• [EXERCISE DETAILS]
Go through the listing and pick out each line with the word "this" in it.

• [LISTING]
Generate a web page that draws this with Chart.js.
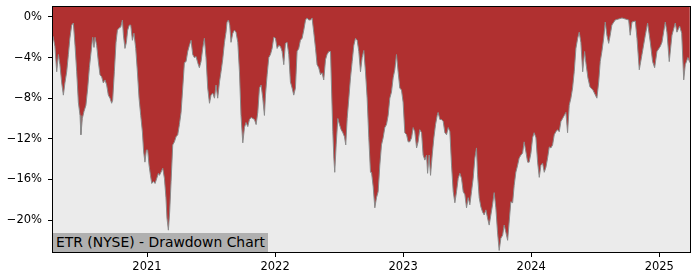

==

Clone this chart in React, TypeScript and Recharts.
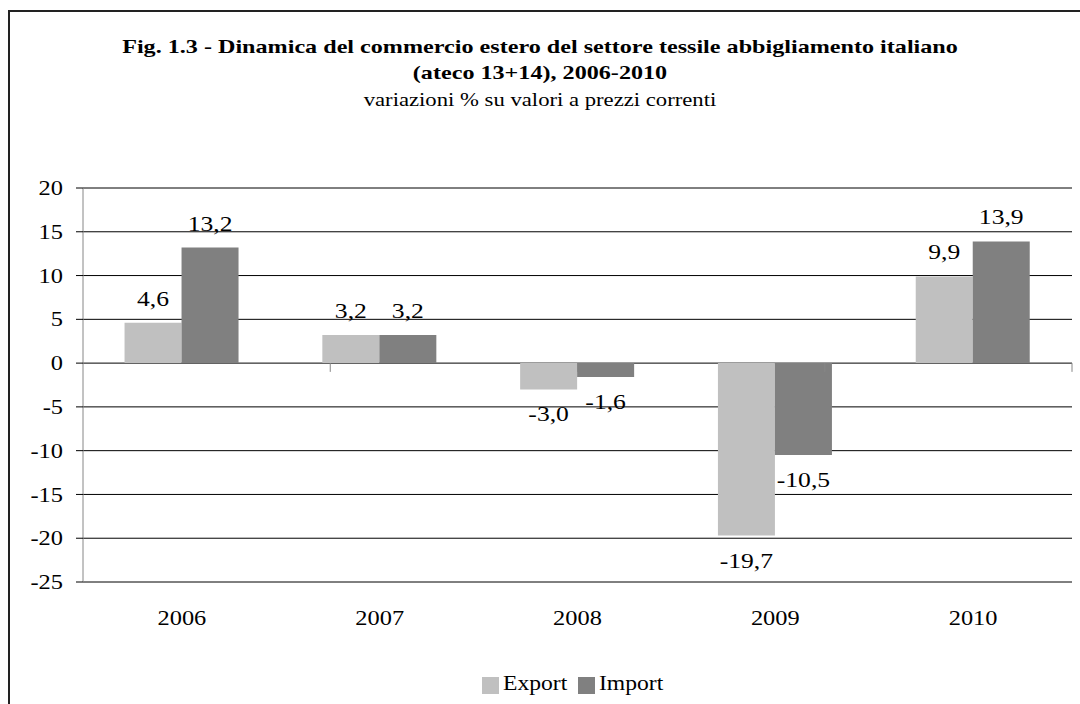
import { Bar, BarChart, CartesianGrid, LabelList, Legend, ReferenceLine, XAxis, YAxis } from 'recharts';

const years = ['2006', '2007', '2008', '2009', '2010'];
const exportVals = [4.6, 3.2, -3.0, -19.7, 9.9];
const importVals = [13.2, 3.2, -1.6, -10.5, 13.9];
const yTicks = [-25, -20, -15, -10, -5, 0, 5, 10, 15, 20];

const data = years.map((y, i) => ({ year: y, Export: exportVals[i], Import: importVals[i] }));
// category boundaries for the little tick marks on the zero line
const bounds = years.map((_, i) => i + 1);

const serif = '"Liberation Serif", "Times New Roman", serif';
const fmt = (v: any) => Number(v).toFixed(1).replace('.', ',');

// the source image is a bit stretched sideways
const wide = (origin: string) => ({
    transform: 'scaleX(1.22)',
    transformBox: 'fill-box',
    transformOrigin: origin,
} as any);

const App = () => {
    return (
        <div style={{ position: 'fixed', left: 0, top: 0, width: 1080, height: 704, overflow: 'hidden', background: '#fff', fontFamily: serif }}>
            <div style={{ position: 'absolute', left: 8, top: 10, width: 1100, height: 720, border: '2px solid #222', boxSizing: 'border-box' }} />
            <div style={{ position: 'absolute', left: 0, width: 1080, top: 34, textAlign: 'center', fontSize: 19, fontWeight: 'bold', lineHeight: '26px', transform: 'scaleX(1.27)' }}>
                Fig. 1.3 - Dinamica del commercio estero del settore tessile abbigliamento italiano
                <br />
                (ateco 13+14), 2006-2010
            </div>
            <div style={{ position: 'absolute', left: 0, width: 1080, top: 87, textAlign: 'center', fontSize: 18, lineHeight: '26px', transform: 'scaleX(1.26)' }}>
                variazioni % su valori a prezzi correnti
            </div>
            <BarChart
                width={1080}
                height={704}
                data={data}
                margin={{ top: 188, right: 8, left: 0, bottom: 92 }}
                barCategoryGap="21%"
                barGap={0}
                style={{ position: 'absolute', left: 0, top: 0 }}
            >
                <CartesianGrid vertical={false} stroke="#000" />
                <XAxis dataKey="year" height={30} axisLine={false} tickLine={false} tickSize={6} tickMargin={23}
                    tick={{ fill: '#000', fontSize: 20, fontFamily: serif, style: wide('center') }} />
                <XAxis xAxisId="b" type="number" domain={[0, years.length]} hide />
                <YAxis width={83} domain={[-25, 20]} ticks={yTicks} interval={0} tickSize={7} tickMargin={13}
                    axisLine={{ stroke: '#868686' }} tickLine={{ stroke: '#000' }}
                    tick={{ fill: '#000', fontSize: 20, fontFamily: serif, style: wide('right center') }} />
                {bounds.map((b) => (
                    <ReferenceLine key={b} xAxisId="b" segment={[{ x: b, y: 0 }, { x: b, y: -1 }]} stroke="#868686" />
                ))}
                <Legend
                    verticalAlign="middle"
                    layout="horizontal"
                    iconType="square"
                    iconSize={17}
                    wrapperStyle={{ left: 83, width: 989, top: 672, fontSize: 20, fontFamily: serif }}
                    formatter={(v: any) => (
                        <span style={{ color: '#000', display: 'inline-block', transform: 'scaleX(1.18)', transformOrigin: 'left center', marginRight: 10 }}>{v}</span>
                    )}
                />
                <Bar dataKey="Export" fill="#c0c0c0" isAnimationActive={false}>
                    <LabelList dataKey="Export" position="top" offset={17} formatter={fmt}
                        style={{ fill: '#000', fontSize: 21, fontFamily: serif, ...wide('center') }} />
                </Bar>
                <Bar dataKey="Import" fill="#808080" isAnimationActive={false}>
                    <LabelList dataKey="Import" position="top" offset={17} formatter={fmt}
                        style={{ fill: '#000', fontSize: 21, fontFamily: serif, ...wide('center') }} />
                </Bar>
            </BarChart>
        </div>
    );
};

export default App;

==

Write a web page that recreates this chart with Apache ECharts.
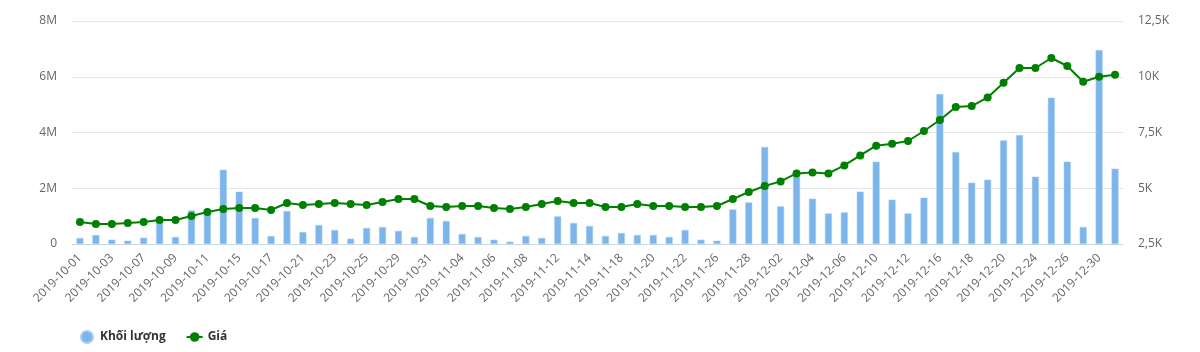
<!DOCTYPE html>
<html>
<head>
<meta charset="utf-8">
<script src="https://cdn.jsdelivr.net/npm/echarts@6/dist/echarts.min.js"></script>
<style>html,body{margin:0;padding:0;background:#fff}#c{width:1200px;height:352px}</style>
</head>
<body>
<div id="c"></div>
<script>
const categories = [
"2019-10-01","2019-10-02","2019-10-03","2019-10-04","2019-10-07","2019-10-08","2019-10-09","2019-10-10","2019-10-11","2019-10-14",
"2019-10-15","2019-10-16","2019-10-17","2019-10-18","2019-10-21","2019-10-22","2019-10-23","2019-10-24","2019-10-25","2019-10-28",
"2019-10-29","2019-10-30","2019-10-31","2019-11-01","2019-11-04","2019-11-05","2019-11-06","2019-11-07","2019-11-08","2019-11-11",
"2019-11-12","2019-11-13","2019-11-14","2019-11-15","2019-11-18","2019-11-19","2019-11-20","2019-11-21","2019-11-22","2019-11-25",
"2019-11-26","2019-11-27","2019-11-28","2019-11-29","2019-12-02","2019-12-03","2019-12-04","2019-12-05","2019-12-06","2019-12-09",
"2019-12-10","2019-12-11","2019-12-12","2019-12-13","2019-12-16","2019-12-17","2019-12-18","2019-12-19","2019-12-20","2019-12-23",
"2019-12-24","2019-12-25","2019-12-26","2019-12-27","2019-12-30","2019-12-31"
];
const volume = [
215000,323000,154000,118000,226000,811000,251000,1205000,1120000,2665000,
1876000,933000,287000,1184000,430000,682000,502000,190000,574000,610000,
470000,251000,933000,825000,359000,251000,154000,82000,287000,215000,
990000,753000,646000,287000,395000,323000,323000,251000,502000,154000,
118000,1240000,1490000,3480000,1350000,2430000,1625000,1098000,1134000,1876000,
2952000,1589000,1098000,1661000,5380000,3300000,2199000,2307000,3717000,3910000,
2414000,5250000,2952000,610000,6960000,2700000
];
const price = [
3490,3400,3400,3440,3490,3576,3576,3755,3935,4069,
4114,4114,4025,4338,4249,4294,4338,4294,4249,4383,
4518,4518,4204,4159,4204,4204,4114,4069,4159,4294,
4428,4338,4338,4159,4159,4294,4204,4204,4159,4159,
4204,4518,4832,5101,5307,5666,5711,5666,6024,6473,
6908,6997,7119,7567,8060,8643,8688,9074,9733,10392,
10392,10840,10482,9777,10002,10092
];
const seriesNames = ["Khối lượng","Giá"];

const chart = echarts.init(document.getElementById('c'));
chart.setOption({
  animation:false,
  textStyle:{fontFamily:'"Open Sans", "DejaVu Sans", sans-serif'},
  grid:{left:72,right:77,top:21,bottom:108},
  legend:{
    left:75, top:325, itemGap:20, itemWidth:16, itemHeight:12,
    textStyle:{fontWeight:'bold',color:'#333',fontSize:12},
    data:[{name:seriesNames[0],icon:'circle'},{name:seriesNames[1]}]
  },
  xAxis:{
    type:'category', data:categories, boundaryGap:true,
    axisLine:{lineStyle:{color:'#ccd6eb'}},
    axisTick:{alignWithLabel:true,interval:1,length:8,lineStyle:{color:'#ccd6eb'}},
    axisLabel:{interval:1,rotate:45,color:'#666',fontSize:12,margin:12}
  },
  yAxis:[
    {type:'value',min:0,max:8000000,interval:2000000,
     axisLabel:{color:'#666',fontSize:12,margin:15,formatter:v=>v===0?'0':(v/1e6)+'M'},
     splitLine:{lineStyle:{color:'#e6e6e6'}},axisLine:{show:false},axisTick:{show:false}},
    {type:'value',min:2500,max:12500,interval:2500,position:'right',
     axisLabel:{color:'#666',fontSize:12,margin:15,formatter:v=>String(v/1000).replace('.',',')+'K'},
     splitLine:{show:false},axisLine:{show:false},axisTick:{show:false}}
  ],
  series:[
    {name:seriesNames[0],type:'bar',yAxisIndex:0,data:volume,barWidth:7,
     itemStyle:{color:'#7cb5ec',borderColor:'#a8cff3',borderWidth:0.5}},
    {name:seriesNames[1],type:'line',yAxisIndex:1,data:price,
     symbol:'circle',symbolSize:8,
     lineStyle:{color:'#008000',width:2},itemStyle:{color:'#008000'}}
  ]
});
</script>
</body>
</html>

• [ANSWER FOR THE TASK]
Generate a web page that draws this with Chart.js.
Clone this chart in React, TypeScript and Recharts.
Write a web page that recreates this chart with Apache ECharts.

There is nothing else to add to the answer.